In our study, serum levels of MCP-1 and BNP were elevated in rats with HF, and CM treatment effectively reduced these levels. Consistent with our findings, Luis et al³⁵ investigated plasma MCP-1, NT-proBNP, and Gal-3 as predictive factors for recurrent cardiovascular events, such as acute ischemic heart disease, HF, and death in patients with stable coronary artery disease and persistent or low inflammation. They reported higher plasma levels of MCP-1 and NT-proBNP in patients with persistent inflammation, whereas Gal-3 levels remained unchanged. Plasma MCP-1 and NT-proBNP were associated with worse outcomes in patients with persistent inflammation. Moreover, NT-proBNP was linked to a higher incidence of HF or death in patients with both persistent and low inflammation.

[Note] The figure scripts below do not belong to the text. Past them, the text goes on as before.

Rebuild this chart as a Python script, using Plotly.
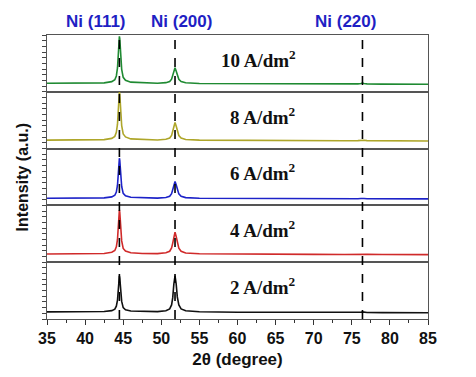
import plotly.graph_objects as go
from plotly.subplots import make_subplots

# 2-theta sampling positions (degrees)
two_theta = [35, 38, 41, 42.5, 43.5, 43.9, 44.1, 44.25, 44.35, 44.45, 44.5, 44.55, 44.65, 44.8,
             45.0, 45.3, 46, 47.5, 49.5, 50.6, 51.1, 51.35, 51.5, 51.65, 51.8, 51.95, 52.1, 52.3,
             52.6, 53.2, 55, 60, 65, 70, 74, 75.8, 76.2, 76.4, 76.6, 77, 79, 82, 85]

# normalised intensity, one list per current density (top panel first)
i_10 = [0.150, 0.148, 0.151, 0.158, 0.179, 0.212, 0.279, 0.420, 0.644, 0.935, 0.976, 0.935, 0.661, 0.395,
        0.254, 0.204, 0.170, 0.157, 0.150, 0.161, 0.180, 0.222, 0.284, 0.374, 0.424, 0.368, 0.290, 0.220,
        0.180, 0.158, 0.146, 0.142, 0.140, 0.138, 0.137, 0.139, 0.145, 0.155, 0.145, 0.139, 0.136, 0.135, 0.134]
i_8 = [0.150, 0.148, 0.151, 0.158, 0.180, 0.215, 0.285, 0.430, 0.660, 0.960, 1.000, 0.960, 0.680, 0.405,
       0.258, 0.206, 0.171, 0.158, 0.151, 0.164, 0.186, 0.233, 0.303, 0.403, 0.460, 0.397, 0.309, 0.230,
       0.186, 0.161, 0.149, 0.143, 0.141, 0.139, 0.138, 0.140, 0.146, 0.156, 0.146, 0.140, 0.137, 0.136, 0.135]
i_6 = [0.125, 0.124, 0.126, 0.132, 0.150, 0.178, 0.235, 0.355, 0.545, 0.795, 0.830, 0.795, 0.560, 0.333,
       0.213, 0.170, 0.143, 0.132, 0.128, 0.140, 0.161, 0.206, 0.272, 0.368, 0.420, 0.362, 0.278, 0.203,
       0.161, 0.137, 0.126, 0.121, 0.119, 0.118, 0.117, 0.118, 0.122, 0.128, 0.122, 0.118, 0.116, 0.115, 0.115]
i_4 = [0.145, 0.144, 0.147, 0.154, 0.175, 0.205, 0.270, 0.400, 0.610, 0.880, 0.920, 0.880, 0.625, 0.375,
       0.243, 0.195, 0.165, 0.153, 0.151, 0.166, 0.193, 0.251, 0.337, 0.460, 0.530, 0.453, 0.344, 0.247,
       0.193, 0.162, 0.148, 0.141, 0.139, 0.137, 0.136, 0.137, 0.141, 0.147, 0.141, 0.137, 0.135, 0.134, 0.134]
i_2 = [0.125, 0.124, 0.126, 0.131, 0.147, 0.172, 0.225, 0.330, 0.505, 0.720, 0.760, 0.720, 0.515, 0.310,
       0.200, 0.163, 0.142, 0.133, 0.130, 0.146, 0.178, 0.248, 0.376, 0.619, 0.760, 0.619, 0.389, 0.248,
       0.178, 0.146, 0.127, 0.120, 0.117, 0.115, 0.113, 0.114, 0.118, 0.125, 0.118, 0.114, 0.112, 0.110, 0.110]

series = [i_10, i_8, i_6, i_4, i_2]
labels = ["10 A/dm<sup>2</sup>", "8 A/dm<sup>2</sup>", "6 A/dm<sup>2</sup>",
          "4 A/dm<sup>2</sup>", "2 A/dm<sup>2</sup>"]
colors = ["#1f8a32", "#aea62a", "#1c22c8", "#d02a2a", "#111111"]

peak_pos = [44.5, 51.8, 76.4]
peak_names = ["Ni (111)", "Ni (200)", "Ni (220)"]
peak_label_x = [41.4, 52.6, 74.2]

fig = make_subplots(rows=5, cols=1, shared_xaxes=True, vertical_spacing=0)

for i, (y, lab, col) in enumerate(zip(series, labels, colors)):
    r = i + 1
    sfx = "" if r == 1 else str(r)
    fig.add_trace(go.Scatter(x=two_theta, y=y, mode="lines", line=dict(color=col, width=1.6),
                             showlegend=False, hoverinfo="skip"), row=r, col=1)
    fig.add_annotation(x=67.9, y=0.58, xref=f"x{sfx}", yref=f"y{sfx} domain",
                       text=f"<b>{lab}</b>", showarrow=False, xanchor="right",
                       font=dict(family="Liberation Serif", size=19, color="#111"))
    fig.update_yaxes(range=[0, 1], showticklabels=False, ticks="outside", ticklen=4, dtick=0.1,
                     tickcolor="#444", showline=True, linecolor="#555", linewidth=1.2, mirror=True,
                     showgrid=False, zeroline=False, row=r, col=1)
    fig.update_xaxes(range=[35, 85], showline=True, linecolor="#555", linewidth=1.2, mirror=True,
                     showgrid=False, zeroline=False, ticks="", showticklabels=False, row=r, col=1)

fig.update_xaxes(ticks="outside", ticklen=5, tickwidth=1.2, tickcolor="#333", dtick=5,
                 showticklabels=True, tickfont=dict(family="Liberation Sans", size=16, color="#111", weight="bold"),
                 minor=dict(ticks="outside", ticklen=3, dtick=2.5, tickcolor="#333"),
                 title=dict(text="<b>2θ (degree)</b>", standoff=6,
                            font=dict(family="Liberation Sans", size=17, color="#111")),
                 row=5, col=1)

for p in peak_pos:
    fig.add_shape(type="line", x0=p, x1=p, y0=0, y1=1, xref="x", yref="paper",
                  line=dict(color="black", width=1.6, dash="dash"))

for name, lx in zip(peak_names, peak_label_x):
    fig.add_annotation(x=lx, y=1.0, xref="x", yref="paper", yshift=14, text=f"<b>{name}</b>",
                       showarrow=False, yanchor="middle",
                       font=dict(family="Liberation Sans", size=17, color="#1f1fc4"))

fig.add_annotation(x=-0.037, y=0.5, xref="paper", yref="paper", text="<b>Intensity (a.u.)</b>",
                   textangle=-90, showarrow=False, xanchor="right",
                   font=dict(family="Liberation Sans", size=16, color="#111"))

fig.update_layout(width=476, height=377, margin=dict(l=47, r=48, t=35, b=48),
                  paper_bgcolor="white", plot_bgcolor="white", hovermode=False)

# drop the default page margin so the figure sits at the window's corner
fig.write_html("out.html", config={"displayModeBar": False},
               post_script="document.body.style.margin='0';")
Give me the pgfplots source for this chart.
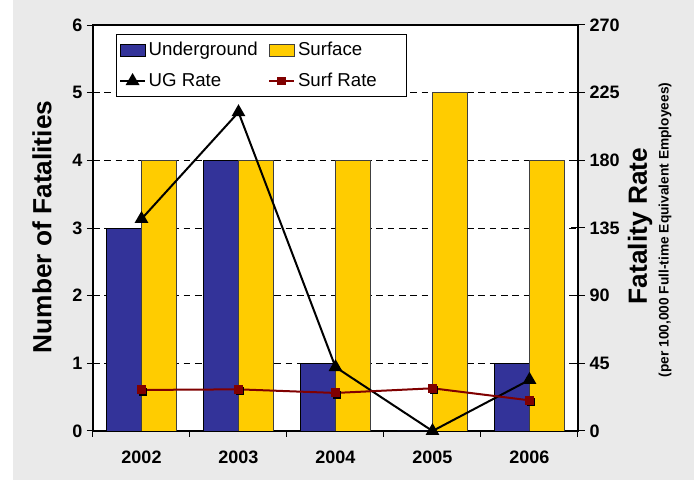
\documentclass[border=0pt]{standalone}
\usepackage{fontspec}
\setmainfont{Liberation Sans}
\usepackage{pgfplots}
\usepackage{pgfplotstable}
\pgfplotsset{compat=1.18}

\definecolor{ugblue}{HTML}{333399}
\definecolor{surfgold}{HTML}{FFCC00}
\definecolor{surfred}{HTML}{800000}
\definecolor{bggray}{HTML}{EAEAEA}

\pgfplotstableread{
x ug surf ugrate surfrate
0 3 4 141 27.3
1 4 4 212 27.7
2 1 4 42.5 25.3
3 0 5 0 28.4
4 1 4 34 20.4
}\datatable

\pgfplotsset{
  barlegend/.style={legend image code/.code={\draw[##1] (0pt,-4.5pt) rectangle (18.75pt,4.5pt);}},
  linelegend/.style={legend image code/.code={\draw[mark repeat=2,mark phase=2,##1] plot coordinates {(0pt,0pt) (9.4pt,0pt) (18.75pt,0pt)};}},
  tlab/.style={font=\fontsize{13.5}{15}\selectfont\bfseries},
}

\begin{document}
\begin{tikzpicture}
\fill[white] (-69.75pt,-38.25pt) rectangle (450.75pt,323.25pt);
\fill[bggray] (-60pt,-36.75pt) rectangle (450.75pt,323.25pt);
\useasboundingbox (-69.75pt,-38.25pt) rectangle (450.75pt,323.25pt);

\begin{axis}[
    scale only axis, width=363.75pt, height=304.5pt,
    xmin=-0.5, xmax=4.5, ymin=0, ymax=6,
    ybar=0pt, bar width=26.25pt,
    xtick={-0.5,0.5,...,4.5}, x tick label as interval,
    xticklabels={2002,2003,2004,2005,2006},
    ytick={0,...,6},
    xtick pos=bottom, ytick pos=left,
    tick align=outside, major tick length=4.5pt,
    tick style={black, line width=0.75pt},
    ymajorgrids, grid style={black, dash pattern=on 5pt off 3.5pt, line width=0.6pt},
    axis line style={line width=1pt},
    ticklabel style={tlab},
    xticklabel style={yshift=-7pt},
    /pgf/number format/assume math mode=true,
    axis background/.style={fill=white},
]
\addplot[fill=ugblue, draw=black, line width=0.5pt] table[x=x, y=ug] {\datatable};
\addplot[fill=surfgold, draw=black!75, line width=0.5pt] table[x=x, y=surf] {\datatable};
\end{axis}

\begin{axis}[
    scale only axis, width=363.75pt, height=304.5pt,
    xmin=-0.5, xmax=4.5, ymin=0, ymax=270,
    axis x line=none, axis y line*=right,
    ytick={0,45,...,270},
    tick align=center, major tick length=10.5pt,
    tick style={black, line width=0.75pt},
    axis line style={line width=1pt, -},
    ticklabel style={tlab},
    /pgf/number format/assume math mode=true,
    clip=false,
    legend columns=2,
    legend cell align=left,
    legend style={at={(0.0474,0.9778)}, anchor=north west,
        draw=black, fill=white, line width=0.6pt,
        font=\fontsize{14}{16}\selectfont,
        inner xsep=2pt, inner ysep=4pt, row sep=7.5pt,
        /tikz/every even column/.append style={column sep=6pt}},
]
\addlegendimage{barlegend, fill=ugblue, draw=black, line width=0.5pt}
\addlegendentry{Underground}
\addlegendimage{barlegend, fill=surfgold, draw=black!75, line width=0.5pt}
\addlegendentry{\makebox[77pt][l]{Surface}}
\addplot[linelegend, black, line width=1.5pt, mark=triangle*, mark size=4.5pt,
    mark options={solid}] table[x=x, y=ugrate] {\datatable};
\addlegendentry{UG Rate}
\addplot[forget plot, only marks, black, mark=square*, mark size=2.6pt,
    xshift=1.2pt, yshift=-1.2pt] table[x=x, y=surfrate] {\datatable};
\addplot[linelegend, surfred, line width=1.5pt, mark=square*, mark size=2.6pt]
    table[x=x, y=surfrate] {\datatable};
\addlegendentry{\makebox[77pt][l]{Surf Rate}}
\end{axis}

\node[rotate=90, font=\fontsize{19.7}{23}\selectfont\bfseries] at (-38.25pt,153pt) {Number of Fatalities};
\node[rotate=90, font=\fontsize{19.7}{23}\selectfont\bfseries] at (410.25pt,153.75pt) {Fatality Rate};
\node[rotate=90, font=\fontsize{10.3}{12}\selectfont\bfseries] at (429pt,150.75pt) {(per 100,000 Full-time Equivalent Employees)};
\end{tikzpicture}
\end{document}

In our current study, serum ALD levels were increased in rats with HF, and CM treatment effectively reversed this elevation. According to a study by Messaoudi et al,³⁷ ALD is the primary ligand of the mineralocorticoid receptor. Accumulating experimental and clinical evidence has demonstrated the detrimental effects of mineralocorticoid receptor activation in cardiovascular diseases. The blockade of the mineralocorticoid receptor in patients with HF further emphasizes the importance of this receptor in cardiac and vascular tissues. Experimental models have also shed light on the specific effects of ALD on the heart tissue.³⁶

In a related study, Cha et al³⁷ demonstrated that ALD induced the expression of galectin-3. A clinical trial further revealed that serum galectin-3 levels were significantly elevated in patients with ALD-producing adenoma, and both myocardial fibrosis and serum galectin-3 levels were reversed to normal levels following adrenalectomy.³⁸ Additionally, in mice and rats with ALD-induced cardiac fibrosis, galectin-3 knockout attenuated fibrotic changes and cardiac dysfunction.³⁹ These findings suggest a strong link between ALD and galectin-3 in the context of fibrosis and HF. Moreover, ALD upregulation has been implicated in the transition from inflammation to fibrosis, highlighting its crucial role in the pathogenesis of fibrotic diseases.⁴⁰

Conclusion

We hope that our study aids in filling the knowledge gap regarding HF treatment by demonstrating the potential therapeutic benefits of hAMSCs-CM in mitigating cardiac fibrosis in a rat model of isoproterenol-induced HF. The administration of hAMSCs-CM led to a modulation of serum levels of TGF-β/galectin-3, MCP1, BNP, and ALD.

The findings of this study underscore the potential of hAMSCs-CM as an effective therapeutic option for managing HF, warranting further investigation into its underlying mechanisms and clinical applications.